Oh, and Tom does a bit of palm-punching, to show he’s angry. Emulation of Jack Nicholson’s crazy walk in THE SHINING, or did Kubrick just give him the same direction: think of the crazy people you see on the street, ranting at nobody?

Dr. Bill gets queeerbashed by fratboys, a change from the source book, where the doctor is Jewish and his persecutors are anti-semites. Raphael proposed to Kubrick that Bill could be Jewish. “A doctor in New York?” “I don’t want him to be Jewish,” said Kubrick, apparently not giving any reason. And then saying to Raphael, who was also Jewish, “We don’t really know what they say about us when we’re not around, do we?” In which case, wouldn’t a Jewish protagonist be easier to write?

He also didn’t want the story to be a dream. “There’s no movie if it’s all a dream.” FR, by his account, offered logical arguments as to why it was pretty inescapable that Dream Novel is a dream. SK just said no.

The New York street sets are impressive, and arguably the film’s most dreamlike aspect is the way the production took hundreds of Polaroids of Greenwich Village and environs and then built a set in which all the familiar places are jumbled up.

Somewhere in here, too small for me to detect on the Toshiba, is a neon sign saying Vitali’s, a rare Kubrick in-joke.

Apparently Kubrick hired every yellow cab in the UK (a dozen or so) and tied them up for fifteen months, inconveniencing several other shoots. You never see more than two yellow cabs in a shot.

The piano bar interior is lovely. “Nick Nightingale” is an impossible character name, though. It’s a straight anglicisation of the name in the Schnitzler original, and gives a clue to the weird affect of this film: it’s a dream narrative played in realistic-fake environments, a Viennese fin-de-siecle sex story transposed to modern America and in the hands of men who don’t know modern America very well. I presume the adaptors thought “Nick Nightingale” sounded convincingly showbiz, but in what era?

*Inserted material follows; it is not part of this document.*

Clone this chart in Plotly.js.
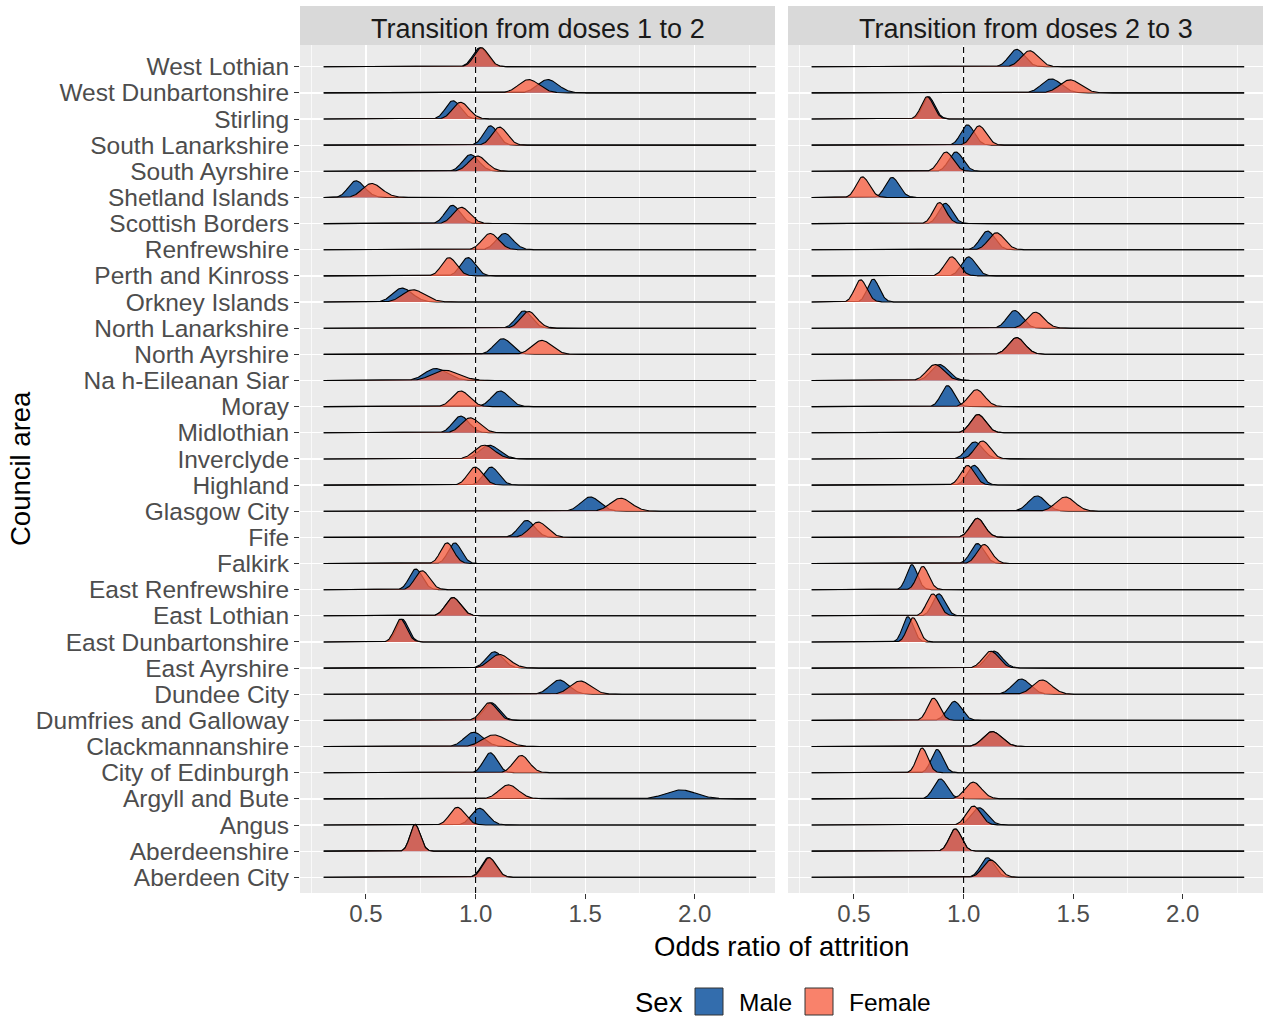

Rade Serbedzija and Leelee Sobieski’s scene kicks things up into what passes for high gear. Thing always get better when the good actors come on. RS seems to be under the impression he’s in a comedy, something SK seems to have hinted to Alan Cummings also, but not to anyone else. This could be quite a funny film if anyone knew it’s what was wanted. Kubrick did consider casting Steve Martin in the eighties, but it’s not certain he would have asked him to be funny.

What does Leelee whisper to Tom? It’s like Twin Peaks all over again.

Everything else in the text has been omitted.